What you should do
Find and copy each line of the records where the string "matplotlib" shows up.
----
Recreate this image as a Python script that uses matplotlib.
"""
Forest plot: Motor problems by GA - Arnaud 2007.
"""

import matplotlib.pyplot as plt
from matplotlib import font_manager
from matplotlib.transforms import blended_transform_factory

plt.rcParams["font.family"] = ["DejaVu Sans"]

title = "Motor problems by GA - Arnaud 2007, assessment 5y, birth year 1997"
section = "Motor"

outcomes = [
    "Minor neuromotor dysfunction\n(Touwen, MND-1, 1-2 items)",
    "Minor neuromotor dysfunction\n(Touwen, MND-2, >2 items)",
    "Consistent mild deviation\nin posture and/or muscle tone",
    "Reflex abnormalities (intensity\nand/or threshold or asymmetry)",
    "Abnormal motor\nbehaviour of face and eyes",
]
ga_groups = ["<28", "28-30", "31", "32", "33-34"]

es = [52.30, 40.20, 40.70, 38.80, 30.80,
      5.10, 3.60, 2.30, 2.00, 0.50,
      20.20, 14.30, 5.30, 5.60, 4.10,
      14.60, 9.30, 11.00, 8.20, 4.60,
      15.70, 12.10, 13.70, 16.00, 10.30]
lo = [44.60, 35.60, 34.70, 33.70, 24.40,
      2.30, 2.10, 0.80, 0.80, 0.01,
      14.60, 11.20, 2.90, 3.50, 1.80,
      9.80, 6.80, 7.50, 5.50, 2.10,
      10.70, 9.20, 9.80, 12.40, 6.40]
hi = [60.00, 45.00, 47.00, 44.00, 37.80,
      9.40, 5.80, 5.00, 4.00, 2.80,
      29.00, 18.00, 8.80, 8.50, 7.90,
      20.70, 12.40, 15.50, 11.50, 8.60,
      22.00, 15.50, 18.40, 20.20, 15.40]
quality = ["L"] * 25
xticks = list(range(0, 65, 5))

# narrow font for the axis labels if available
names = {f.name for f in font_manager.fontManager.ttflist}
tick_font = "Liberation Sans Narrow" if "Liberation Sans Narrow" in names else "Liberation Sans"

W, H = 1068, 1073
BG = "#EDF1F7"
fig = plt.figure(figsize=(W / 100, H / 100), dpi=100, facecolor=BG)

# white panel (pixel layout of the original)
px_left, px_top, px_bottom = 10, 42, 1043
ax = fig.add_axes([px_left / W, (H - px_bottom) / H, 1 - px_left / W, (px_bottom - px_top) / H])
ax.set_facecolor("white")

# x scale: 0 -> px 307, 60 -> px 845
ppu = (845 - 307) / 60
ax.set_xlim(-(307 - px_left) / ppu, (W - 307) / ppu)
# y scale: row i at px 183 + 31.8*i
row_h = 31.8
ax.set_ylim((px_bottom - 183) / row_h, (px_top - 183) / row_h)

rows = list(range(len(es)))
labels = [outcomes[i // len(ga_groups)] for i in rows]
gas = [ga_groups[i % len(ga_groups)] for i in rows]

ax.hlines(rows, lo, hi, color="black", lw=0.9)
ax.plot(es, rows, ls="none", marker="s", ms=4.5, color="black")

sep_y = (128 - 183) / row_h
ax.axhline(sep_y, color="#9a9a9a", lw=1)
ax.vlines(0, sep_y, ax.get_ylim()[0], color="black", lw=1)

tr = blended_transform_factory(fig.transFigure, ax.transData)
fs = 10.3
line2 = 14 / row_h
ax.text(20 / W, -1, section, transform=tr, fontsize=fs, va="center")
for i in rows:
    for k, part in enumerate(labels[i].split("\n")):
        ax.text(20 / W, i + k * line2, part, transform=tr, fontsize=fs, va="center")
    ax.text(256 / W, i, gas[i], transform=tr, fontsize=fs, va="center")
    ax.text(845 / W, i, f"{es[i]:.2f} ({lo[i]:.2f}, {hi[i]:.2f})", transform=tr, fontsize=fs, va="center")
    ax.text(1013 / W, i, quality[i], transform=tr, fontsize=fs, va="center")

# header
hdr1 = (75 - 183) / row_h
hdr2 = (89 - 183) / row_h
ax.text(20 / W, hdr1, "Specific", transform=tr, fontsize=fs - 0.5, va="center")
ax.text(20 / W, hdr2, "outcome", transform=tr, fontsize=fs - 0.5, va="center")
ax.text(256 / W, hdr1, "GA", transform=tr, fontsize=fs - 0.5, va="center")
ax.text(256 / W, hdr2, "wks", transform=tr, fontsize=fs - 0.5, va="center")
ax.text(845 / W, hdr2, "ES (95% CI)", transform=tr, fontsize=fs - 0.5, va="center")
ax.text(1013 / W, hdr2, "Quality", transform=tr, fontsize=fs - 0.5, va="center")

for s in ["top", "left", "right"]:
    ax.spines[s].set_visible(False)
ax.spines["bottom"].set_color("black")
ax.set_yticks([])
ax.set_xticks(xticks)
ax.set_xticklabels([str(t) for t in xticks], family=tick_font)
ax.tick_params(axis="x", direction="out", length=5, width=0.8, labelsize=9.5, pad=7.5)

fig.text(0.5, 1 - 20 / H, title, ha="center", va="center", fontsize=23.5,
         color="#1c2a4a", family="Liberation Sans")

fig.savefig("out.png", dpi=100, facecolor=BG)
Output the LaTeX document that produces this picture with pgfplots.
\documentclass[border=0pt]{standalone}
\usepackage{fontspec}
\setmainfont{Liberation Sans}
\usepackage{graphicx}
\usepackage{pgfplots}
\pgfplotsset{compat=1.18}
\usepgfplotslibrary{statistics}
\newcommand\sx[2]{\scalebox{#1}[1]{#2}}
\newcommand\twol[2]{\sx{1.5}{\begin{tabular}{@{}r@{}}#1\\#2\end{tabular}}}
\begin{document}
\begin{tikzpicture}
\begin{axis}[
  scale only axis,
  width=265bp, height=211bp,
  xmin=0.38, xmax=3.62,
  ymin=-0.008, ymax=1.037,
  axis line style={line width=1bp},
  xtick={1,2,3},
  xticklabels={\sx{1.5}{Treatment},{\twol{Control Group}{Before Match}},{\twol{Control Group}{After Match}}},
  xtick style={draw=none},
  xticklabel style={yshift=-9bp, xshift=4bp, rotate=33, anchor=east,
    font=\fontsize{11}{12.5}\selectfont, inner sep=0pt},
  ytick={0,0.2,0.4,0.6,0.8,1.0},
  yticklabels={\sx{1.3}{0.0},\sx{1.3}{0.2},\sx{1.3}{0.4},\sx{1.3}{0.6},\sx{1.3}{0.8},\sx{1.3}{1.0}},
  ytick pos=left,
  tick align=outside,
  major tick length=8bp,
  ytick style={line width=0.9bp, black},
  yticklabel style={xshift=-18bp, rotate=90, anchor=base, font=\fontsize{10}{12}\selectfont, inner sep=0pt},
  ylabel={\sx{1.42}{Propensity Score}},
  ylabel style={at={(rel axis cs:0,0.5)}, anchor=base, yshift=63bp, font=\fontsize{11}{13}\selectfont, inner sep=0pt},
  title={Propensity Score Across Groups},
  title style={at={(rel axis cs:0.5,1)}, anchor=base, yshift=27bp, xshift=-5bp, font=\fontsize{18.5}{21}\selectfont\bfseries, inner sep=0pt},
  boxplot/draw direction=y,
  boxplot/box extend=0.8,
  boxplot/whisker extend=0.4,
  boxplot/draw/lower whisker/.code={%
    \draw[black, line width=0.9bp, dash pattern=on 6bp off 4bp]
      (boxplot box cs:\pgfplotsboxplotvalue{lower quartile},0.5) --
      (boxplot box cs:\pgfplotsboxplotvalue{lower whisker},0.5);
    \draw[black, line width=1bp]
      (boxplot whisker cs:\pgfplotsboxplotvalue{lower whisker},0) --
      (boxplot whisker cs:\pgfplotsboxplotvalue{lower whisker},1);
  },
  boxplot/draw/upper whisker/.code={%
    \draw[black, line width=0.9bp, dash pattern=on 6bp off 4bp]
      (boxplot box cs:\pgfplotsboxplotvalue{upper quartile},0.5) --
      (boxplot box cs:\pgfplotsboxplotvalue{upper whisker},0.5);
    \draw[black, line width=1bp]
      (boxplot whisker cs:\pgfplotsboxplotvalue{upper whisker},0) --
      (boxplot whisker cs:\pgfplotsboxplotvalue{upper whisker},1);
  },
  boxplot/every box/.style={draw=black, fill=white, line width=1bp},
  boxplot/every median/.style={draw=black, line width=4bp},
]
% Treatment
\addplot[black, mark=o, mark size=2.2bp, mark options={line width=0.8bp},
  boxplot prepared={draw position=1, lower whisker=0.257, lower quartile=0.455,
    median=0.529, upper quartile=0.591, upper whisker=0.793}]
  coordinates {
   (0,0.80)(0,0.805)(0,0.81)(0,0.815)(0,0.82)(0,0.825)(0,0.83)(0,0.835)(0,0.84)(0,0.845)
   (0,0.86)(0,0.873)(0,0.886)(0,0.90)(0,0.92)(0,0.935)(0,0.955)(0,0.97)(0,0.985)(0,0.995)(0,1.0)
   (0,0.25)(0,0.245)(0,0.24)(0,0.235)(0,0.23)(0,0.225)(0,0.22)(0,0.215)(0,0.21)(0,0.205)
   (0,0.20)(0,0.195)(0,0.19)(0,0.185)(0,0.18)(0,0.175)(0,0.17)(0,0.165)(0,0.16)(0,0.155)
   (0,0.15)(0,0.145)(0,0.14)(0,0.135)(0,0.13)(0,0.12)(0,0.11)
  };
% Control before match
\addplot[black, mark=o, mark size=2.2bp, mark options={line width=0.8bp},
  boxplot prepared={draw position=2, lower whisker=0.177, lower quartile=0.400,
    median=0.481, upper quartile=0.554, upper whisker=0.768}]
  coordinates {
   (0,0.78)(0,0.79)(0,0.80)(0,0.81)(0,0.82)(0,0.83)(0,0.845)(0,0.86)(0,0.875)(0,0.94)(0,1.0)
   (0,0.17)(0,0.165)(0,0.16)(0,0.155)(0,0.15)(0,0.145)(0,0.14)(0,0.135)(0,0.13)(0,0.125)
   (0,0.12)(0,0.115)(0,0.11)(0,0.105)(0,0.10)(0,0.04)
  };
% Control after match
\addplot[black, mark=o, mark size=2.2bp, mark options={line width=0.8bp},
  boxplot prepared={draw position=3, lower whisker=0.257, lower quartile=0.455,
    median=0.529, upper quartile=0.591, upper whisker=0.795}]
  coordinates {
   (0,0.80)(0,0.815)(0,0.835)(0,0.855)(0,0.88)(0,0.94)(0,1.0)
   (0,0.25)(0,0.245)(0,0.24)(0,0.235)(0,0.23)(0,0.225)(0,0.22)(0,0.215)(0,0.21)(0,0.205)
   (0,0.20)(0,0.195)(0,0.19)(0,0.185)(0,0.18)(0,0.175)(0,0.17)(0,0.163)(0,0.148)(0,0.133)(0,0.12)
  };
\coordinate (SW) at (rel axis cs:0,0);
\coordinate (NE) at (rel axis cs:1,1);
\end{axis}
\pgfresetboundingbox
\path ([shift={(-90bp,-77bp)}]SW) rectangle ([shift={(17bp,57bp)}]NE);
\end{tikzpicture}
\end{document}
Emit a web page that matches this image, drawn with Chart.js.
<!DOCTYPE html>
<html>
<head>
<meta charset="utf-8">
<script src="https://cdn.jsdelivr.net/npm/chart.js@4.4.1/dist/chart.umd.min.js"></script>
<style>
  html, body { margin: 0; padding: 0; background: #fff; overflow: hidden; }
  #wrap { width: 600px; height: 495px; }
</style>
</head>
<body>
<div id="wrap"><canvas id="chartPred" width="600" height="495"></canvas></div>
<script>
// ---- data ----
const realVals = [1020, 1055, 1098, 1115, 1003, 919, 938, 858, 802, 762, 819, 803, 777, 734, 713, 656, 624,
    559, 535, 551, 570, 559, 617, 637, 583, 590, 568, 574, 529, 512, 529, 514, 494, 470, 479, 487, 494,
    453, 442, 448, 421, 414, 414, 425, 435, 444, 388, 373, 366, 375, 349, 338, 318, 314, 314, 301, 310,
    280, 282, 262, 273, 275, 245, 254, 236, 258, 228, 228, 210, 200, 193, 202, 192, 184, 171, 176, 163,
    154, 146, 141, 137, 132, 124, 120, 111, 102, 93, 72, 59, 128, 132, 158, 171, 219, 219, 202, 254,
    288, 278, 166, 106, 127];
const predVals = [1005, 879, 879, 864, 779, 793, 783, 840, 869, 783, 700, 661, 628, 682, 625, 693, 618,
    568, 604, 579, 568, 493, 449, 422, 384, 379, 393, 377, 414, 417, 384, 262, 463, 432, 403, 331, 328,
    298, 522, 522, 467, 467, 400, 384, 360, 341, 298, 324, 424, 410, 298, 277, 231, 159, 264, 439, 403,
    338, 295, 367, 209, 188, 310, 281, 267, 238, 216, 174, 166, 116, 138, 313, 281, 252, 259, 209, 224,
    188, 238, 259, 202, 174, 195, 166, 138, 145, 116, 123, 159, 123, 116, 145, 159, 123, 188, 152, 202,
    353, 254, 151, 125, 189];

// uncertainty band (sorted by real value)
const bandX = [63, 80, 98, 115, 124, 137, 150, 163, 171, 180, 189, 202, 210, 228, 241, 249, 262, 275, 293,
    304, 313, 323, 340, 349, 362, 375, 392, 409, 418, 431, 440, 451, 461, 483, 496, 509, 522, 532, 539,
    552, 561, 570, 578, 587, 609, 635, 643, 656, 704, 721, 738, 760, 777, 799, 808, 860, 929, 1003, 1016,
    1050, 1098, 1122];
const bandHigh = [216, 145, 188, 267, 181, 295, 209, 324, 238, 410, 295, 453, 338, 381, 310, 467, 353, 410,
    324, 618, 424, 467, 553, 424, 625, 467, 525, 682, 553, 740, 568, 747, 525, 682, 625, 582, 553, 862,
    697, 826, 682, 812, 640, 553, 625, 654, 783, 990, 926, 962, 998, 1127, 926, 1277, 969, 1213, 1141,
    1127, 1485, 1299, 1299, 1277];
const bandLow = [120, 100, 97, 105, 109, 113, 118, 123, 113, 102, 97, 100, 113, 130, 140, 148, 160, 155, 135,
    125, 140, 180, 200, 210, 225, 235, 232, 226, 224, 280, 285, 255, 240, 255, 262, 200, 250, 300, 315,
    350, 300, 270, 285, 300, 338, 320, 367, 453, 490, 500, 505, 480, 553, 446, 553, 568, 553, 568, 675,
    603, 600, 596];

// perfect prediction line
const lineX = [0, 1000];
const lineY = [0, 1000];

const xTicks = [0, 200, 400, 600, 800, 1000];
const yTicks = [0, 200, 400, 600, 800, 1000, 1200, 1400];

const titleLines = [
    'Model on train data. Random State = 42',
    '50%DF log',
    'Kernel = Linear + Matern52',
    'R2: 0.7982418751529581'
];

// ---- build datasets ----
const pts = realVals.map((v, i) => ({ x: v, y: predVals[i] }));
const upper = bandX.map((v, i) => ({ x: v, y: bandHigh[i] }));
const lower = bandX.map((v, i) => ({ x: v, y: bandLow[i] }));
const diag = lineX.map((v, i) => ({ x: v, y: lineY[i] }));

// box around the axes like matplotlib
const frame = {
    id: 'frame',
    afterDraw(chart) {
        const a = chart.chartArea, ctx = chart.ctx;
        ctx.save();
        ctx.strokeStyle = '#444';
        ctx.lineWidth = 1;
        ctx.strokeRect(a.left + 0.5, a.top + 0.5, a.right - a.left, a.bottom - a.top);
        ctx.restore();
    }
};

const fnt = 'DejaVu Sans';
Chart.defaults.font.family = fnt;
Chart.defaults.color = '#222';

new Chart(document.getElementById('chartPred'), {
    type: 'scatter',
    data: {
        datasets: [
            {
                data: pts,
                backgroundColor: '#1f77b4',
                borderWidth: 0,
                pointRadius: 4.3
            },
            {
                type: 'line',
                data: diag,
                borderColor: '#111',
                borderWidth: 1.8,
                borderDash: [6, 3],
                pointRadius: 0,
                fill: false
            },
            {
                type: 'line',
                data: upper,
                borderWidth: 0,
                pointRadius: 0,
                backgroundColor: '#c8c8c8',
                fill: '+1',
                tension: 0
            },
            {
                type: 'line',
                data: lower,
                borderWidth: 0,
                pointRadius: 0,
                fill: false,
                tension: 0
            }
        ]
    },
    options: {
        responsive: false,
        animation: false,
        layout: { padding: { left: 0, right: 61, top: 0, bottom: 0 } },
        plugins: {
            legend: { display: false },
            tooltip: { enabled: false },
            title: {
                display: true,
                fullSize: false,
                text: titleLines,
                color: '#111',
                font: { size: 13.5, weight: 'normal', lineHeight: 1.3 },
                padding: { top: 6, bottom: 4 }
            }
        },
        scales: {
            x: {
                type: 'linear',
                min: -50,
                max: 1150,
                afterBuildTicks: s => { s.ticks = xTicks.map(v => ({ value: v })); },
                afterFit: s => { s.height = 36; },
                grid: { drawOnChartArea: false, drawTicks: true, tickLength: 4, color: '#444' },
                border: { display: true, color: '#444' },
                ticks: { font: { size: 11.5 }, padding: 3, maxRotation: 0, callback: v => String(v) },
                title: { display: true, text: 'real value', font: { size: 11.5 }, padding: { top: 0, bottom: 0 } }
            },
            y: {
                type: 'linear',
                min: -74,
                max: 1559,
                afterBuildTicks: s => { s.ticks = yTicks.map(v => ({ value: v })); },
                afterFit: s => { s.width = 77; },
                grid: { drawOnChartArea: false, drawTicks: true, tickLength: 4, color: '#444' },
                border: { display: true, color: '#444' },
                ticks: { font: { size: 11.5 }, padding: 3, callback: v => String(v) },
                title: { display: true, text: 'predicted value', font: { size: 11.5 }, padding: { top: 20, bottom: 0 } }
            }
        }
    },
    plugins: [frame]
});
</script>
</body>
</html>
----
Full answer
Recreate this image as a Python script that uses matplotlib.
import matplotlib.pyplot as plt
from matplotlib import font_manager
from matplotlib.transforms import blended_transform_factory
// box around the axes like matplotlib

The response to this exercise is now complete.